Apartment owners and managers across the country strive to meet the reasonable accommodation requests of people with disabilities under the Fair Housing Act. However, the laws lack of clarity about emotional support animals can open the door to abuse and impose an unfair burden on property owners.
This issue clearly strikes a chord, as more than 200 people registered for NAAs recent emotional support animal webinar. To help members with this issue, NAA hosted What the What? How to Approach Emotional Support Animal Requests on Oct. 13. The webinar featured Katie Wrenn, regional training and marketing director at Milestone Management and president of the First Coast Apartment Association, and Kirk A. Cullimore, Esq., board member and past president of the Utah Apartment Association.
During the webinar, the speakers helped members understand the basics of reasonable accommodation requests for emotional support animals and how to use the resources in the related NAA member toolkit. Owners and managers also learned how to craft policies that comply with the laws governing reasonable accommodation requests for assistance animals, and how to effectively communicate with medical and mental health professionals and other individuals who attest to a residents need for an assistance animal during the verification process.
In addition, a recent post on Property Management Insider tackled the issue of residents who falsely claim a pet is an emotional support animal to get around a no-pets policy or avoid pet deposits.
In the post, Lynn Dover, an attorney who specializes in fair housing law, reminds owners that residents must make a request for a reasonable accommodation and housing providers cannot ask the nature of the residents disability.
Housing providers may ask whether the resident is disabled as defined by the Fair Housing Act. In other words:
- Does the resident have a physical or mental impairment which substantially limits one or more of such persons major life activities?
- Does the resident have a record of having such an impairment? or
- Is the resident regarded as having such an impairment?
Remember owners and managers should not ask the resident to give the residents medical records or history. In some circumstances, housing providers may ask for verification but any questions should be limited to whether there is a nexus between the residents disability and the disability-related need for the animal. For more information on verification and the request process generally, see the NAA toolkit listed below.

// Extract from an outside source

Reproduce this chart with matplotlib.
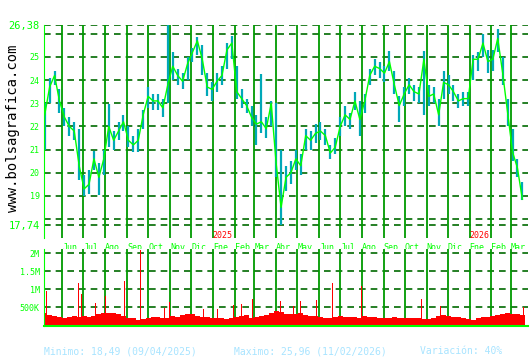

Ms. Dover cautions that documents that say an animal is a registered service or emotional support animal are available on the internet and should not serve as proof of need for an assistance animal.
For apartment communities that allow pets, Dover suggests developing a separate set of rules for assistance animals, since they will probably have more access to common areas than nonassistance animals. However, assistance animal owners who let their animals run around off-leash, do not pick up after their animals, or have an animal that is aggressive or barks all the time should be warned about these violations. If the owner or animal behavior doesn't improve after the warning, the animal can be removed, but a replacement animal may need to be accommodated for example, an inside-only animal or a dog that doesn't bite or bark all the time.
For more information on the topic, NAA members can download the NAA toolkit Emotional Support Animals: A Practical Guide to Reasonable Accommodation Requests (member login required). The toolkit contains the NAA/NMHC fact sheet on this issue; all relevant U.S. Department of Housing and Urban Development (HUD) guidance; a document to answer frequently asked questions; scripts that owners may distribute to ensure leasing staff members communicate with residents properly on this issue; and sample forms for residents who have been approved by HUD.
*A previous version of this article contained an inaccurate statement concerning requesting verification from a resident that the animal is needed due to a disability. Fair housing law dictates that providers cannot ask about the nature of disabilities.